══ Data in this exercise ══
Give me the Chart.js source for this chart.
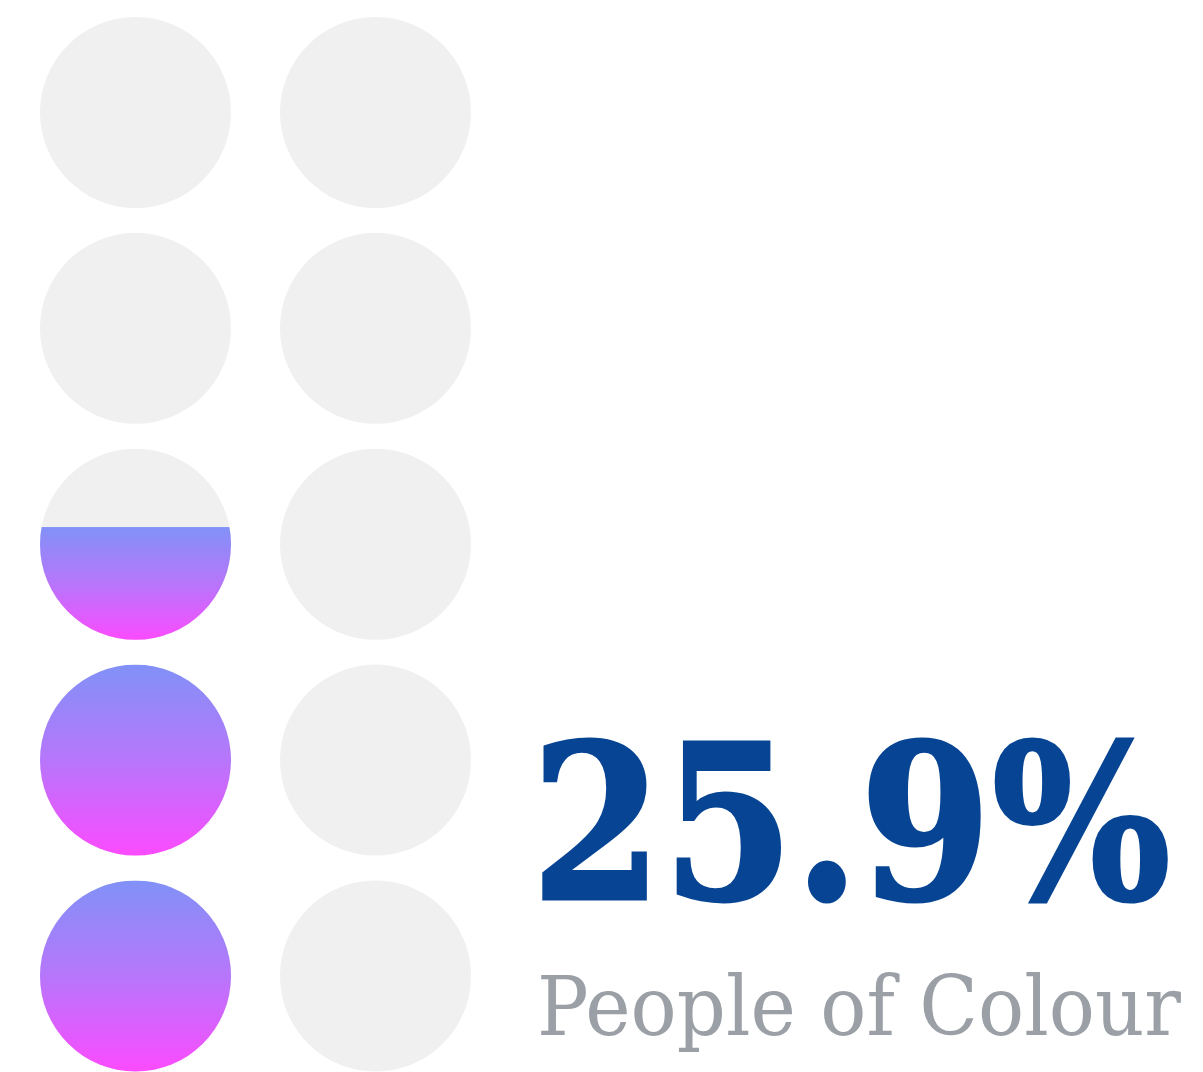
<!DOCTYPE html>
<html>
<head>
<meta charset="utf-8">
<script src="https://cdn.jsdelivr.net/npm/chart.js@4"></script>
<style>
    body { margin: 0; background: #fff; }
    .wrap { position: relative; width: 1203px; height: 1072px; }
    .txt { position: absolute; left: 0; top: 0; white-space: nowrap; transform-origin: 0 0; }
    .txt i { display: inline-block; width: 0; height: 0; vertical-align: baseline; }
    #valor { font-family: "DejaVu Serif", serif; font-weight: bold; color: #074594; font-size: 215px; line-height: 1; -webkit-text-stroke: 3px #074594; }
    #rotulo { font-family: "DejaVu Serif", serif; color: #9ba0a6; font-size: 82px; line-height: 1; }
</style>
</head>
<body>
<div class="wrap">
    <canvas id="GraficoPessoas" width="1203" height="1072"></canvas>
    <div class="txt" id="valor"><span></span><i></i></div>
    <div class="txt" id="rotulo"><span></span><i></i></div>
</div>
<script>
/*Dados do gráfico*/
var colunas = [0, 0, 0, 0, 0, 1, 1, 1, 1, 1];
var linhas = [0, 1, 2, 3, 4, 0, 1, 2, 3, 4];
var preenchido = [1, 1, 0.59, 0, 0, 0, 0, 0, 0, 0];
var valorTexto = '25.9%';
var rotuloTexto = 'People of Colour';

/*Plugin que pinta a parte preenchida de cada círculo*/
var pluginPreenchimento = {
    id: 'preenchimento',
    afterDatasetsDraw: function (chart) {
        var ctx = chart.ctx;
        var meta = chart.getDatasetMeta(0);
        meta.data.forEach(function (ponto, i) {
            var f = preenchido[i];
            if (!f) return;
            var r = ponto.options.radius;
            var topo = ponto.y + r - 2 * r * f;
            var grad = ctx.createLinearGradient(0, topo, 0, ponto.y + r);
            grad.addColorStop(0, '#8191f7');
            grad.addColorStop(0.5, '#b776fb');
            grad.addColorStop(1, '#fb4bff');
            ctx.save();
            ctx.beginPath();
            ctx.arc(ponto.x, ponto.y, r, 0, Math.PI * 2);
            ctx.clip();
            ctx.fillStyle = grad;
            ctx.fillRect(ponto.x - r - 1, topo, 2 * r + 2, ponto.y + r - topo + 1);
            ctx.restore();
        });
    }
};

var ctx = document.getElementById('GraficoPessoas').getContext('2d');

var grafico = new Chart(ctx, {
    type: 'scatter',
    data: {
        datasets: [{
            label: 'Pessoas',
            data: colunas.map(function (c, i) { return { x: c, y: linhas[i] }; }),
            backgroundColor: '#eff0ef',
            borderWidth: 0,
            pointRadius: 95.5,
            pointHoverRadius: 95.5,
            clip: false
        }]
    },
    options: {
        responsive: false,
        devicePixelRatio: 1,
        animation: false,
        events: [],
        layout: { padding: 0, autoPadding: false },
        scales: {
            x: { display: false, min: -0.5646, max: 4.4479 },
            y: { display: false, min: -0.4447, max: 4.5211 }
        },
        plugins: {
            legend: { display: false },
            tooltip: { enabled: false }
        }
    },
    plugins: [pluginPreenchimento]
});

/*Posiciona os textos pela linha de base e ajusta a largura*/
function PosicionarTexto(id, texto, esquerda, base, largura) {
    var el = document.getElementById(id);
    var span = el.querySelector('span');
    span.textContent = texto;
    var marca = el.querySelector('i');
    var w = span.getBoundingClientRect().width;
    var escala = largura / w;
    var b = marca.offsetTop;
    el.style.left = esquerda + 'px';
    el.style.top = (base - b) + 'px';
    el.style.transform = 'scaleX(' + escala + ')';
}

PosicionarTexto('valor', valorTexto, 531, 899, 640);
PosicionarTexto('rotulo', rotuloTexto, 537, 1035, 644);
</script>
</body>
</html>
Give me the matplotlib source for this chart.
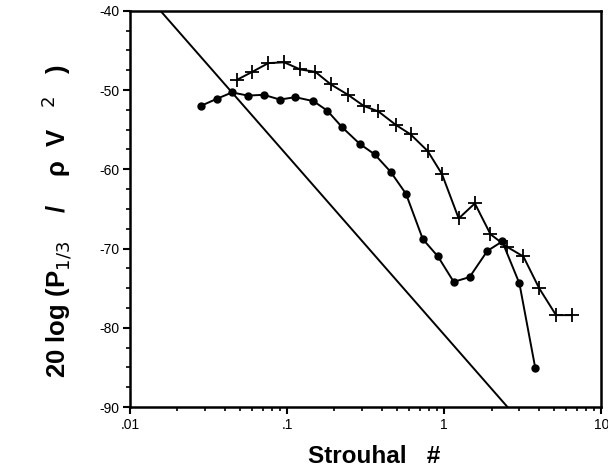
═══
* Description of the task: Nothing but the pictures may be dropped; output the records above exactly.

* Output of the exercise:
Give me the Chart.js source for this chart.
<!DOCTYPE html>
<html>
<head>
<meta charset="utf-8">
<script src="https://cdn.jsdelivr.net/npm/chart.js@4"></script>
<style>
    body { margin: 0; background: #fff; }
    .wrap { position: relative; width: 1203px; height: 1072px; }
    .txt { position: absolute; left: 0; top: 0; white-space: nowrap; transform-origin: 0 0; }
    .txt i { display: inline-block; width: 0; height: 0; vertical-align: baseline; }
    #valor { font-family: "DejaVu Serif", serif; font-weight: bold; color: #074594; font-size: 215px; line-height: 1; -webkit-text-stroke: 3px #074594; }
    #rotulo { font-family: "DejaVu Serif", serif; color: #9ba0a6; font-size: 82px; line-height: 1; }
</style>
</head>
<body>
<div class="wrap">
    <canvas id="GraficoPessoas" width="1203" height="1072"></canvas>
    <div class="txt" id="valor"><span></span><i></i></div>
    <div class="txt" id="rotulo"><span></span><i></i></div>
</div>
<script>
/*Dados do gráfico*/
var colunas = [0, 0, 0, 0, 0, 1, 1, 1, 1, 1];
var linhas = [0, 1, 2, 3, 4, 0, 1, 2, 3, 4];
var preenchido = [1, 1, 0.59, 0, 0, 0, 0, 0, 0, 0];
var valorTexto = '25.9%';
var rotuloTexto = 'People of Colour';

/*Plugin que pinta a parte preenchida de cada círculo*/
var pluginPreenchimento = {
    id: 'preenchimento',
    afterDatasetsDraw: function (chart) {
        var ctx = chart.ctx;
        var meta = chart.getDatasetMeta(0);
        meta.data.forEach(function (ponto, i) {
            var f = preenchido[i];
            if (!f) return;
            var r = ponto.options.radius;
            var topo = ponto.y + r - 2 * r * f;
            var grad = ctx.createLinearGradient(0, topo, 0, ponto.y + r);
            grad.addColorStop(0, '#8191f7');
            grad.addColorStop(0.5, '#b776fb');
            grad.addColorStop(1, '#fb4bff');
            ctx.save();
            ctx.beginPath();
            ctx.arc(ponto.x, ponto.y, r, 0, Math.PI * 2);
            ctx.clip();
            ctx.fillStyle = grad;
            ctx.fillRect(ponto.x - r - 1, topo, 2 * r + 2, ponto.y + r - topo + 1);
            ctx.restore();
        });
    }
};

var ctx = document.getElementById('GraficoPessoas').getContext('2d');

var grafico = new Chart(ctx, {
    type: 'scatter',
    data: {
        datasets: [{
            label: 'Pessoas',
            data: colunas.map(function (c, i) { return { x: c, y: linhas[i] }; }),
            backgroundColor: '#eff0ef',
            borderWidth: 0,
            pointRadius: 95.5,
            pointHoverRadius: 95.5,
            clip: false
        }]
    },
    options: {
        responsive: false,
        devicePixelRatio: 1,
        animation: false,
        events: [],
        layout: { padding: 0, autoPadding: false },
        scales: {
            x: { display: false, min: -0.5646, max: 4.4479 },
            y: { display: false, min: -0.4447, max: 4.5211 }
        },
        plugins: {
            legend: { display: false },
            tooltip: { enabled: false }
        }
    },
    plugins: [pluginPreenchimento]
});

/*Posiciona os textos pela linha de base e ajusta a largura*/
function PosicionarTexto(id, texto, esquerda, base, largura) {
    var el = document.getElementById(id);
    var span = el.querySelector('span');
    span.textContent = texto;
    var marca = el.querySelector('i');
    var w = span.getBoundingClientRect().width;
    var escala = largura / w;
    var b = marca.offsetTop;
    el.style.left = esquerda + 'px';
    el.style.top = (base - b) + 'px';
    el.style.transform = 'scaleX(' + escala + ')';
}

PosicionarTexto('valor', valorTexto, 531, 899, 640);
PosicionarTexto('rotulo', rotuloTexto, 537, 1035, 644);
</script>
</body>
</html>
Give me the matplotlib source for this chart.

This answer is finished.